9. A packer mill as recited in claim 5 comprising a first reduced diameter portion on the mandrel above the enlarged central portion and a second reduced diameter portion on the mandrel below the enlarged central portion so that the fingers can deflect inwardly when the sleeve is above or below the central position.

10. A packer mill comprising:

a lower mandrel for extending through the bore of a packer;

an upper milling body for milling a packer;

a packer grip sleeve slidably mounted on the mandrel, the sleeve including a plurality of longitudinally extending fingers;

an enlarged section on the mandrel adjacent the lower end of the sleeve;

a release ring on the enlarged section of the mandrel engaging the lower end of the sleeve; and

complementary ramps on the ring and enlarged section for camming the ring outwardly in response to downward force on the sleeve.

11. A packer mill as recited in claim 10 wherein the ring includes a reduced cross section portion for failing at a selected hoop stress.

12. A packer mill as recited in claim 10 wherein the ring includes a slot inside the ring so that a portion of the ring adjacent the slot has a lesser rupture strength than the balance of the ring.

13. A packer mill comprising:

an upper milling body for milling a packer;

a lower mandrel for extending through the bore of a packer being milled;

a catcher sleeve slidably mounted on the mandrel for catching remains of a milled packer;

a plurality of downwardly extending elastic fingers on the sleeve having an outwardly extending portion at the lower end for engaging a lower end of such a packer adjacent its bore;

an enlarged annular surface on the mandrel adjacent the lower ends of the fingers for preventing inward deflection of the fingers;

a release ring on the mandrel engaging the lower ends of the fingers and including a tapered ramp surface;

an enlarged tapered ramp on the mandrel complementary to the ramp on the ring for camming the ring outwardly in response to downward force on the sleeve, the enlarged ramp having a sufficient diameter for stretching the ring beyond its hoop strength; and

a reduced diameter portion on the mandrel below the enlarged ramp for permitting inward deflection of the fingers when the ring has ruptured and the ends of the fingers have travelled below the enlarged ramp on the mandrel.

14. A packer mill as recited in claim 13 further comprising:

a spring for biasing the sleeve downwardly toward engagement with the release ring;

a second reduced diameter portion on the mandrel above the enlarged annular surface for permitting inward deflection of the fingers when the ends of the fingers have travelled above the annular surface in response to engagement with an upper portion of a packer.

15. A packer mill as recited in claim 14 further comprising a spacer sleeve between the annular surface on the mandrel and the lower ends of the fingers.

16. A packer mill as recited in claim 14 wherein the outwardly extending portion on the lower ends of the fingers comprises a downwardly facing entry taper for engaging an upper portion of a packer for sliding the sleeve upwardly on the mandrel and deflecting the fingers inwardly for passing through the bore of a packer.

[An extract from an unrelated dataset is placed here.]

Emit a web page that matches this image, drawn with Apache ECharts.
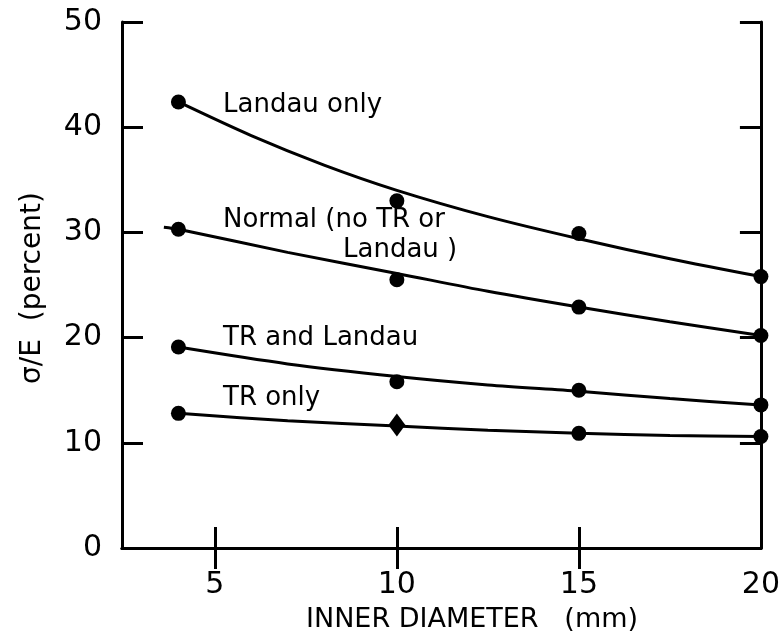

17. A packer mill as recited in claim 16 wherein the outwardly extending portion on the lower ends of the fingers comprises an upwardly facing taper for engaging a lower portion of a packer for lifting remains of a packer from a well bore.

18. A packer mill as recited in claim 13 wherein the enlarged ramp on the mandrel comprises an upwardly facing 45° male conical surface; and

the ramp surface on the ring comprises a downwardly facing 45° female conical surface.

19. A packer mill as recited in claim 13 wherein the release ring comprises a reduced cross section portion having a hoop strength less than the hoop strength of the balance of the ring for selective rupture of the ring at the reduced cross section portion.

20. A packer mill as recited in claim 19 wherein the reduced cross section portion comprises a slot inside the ring.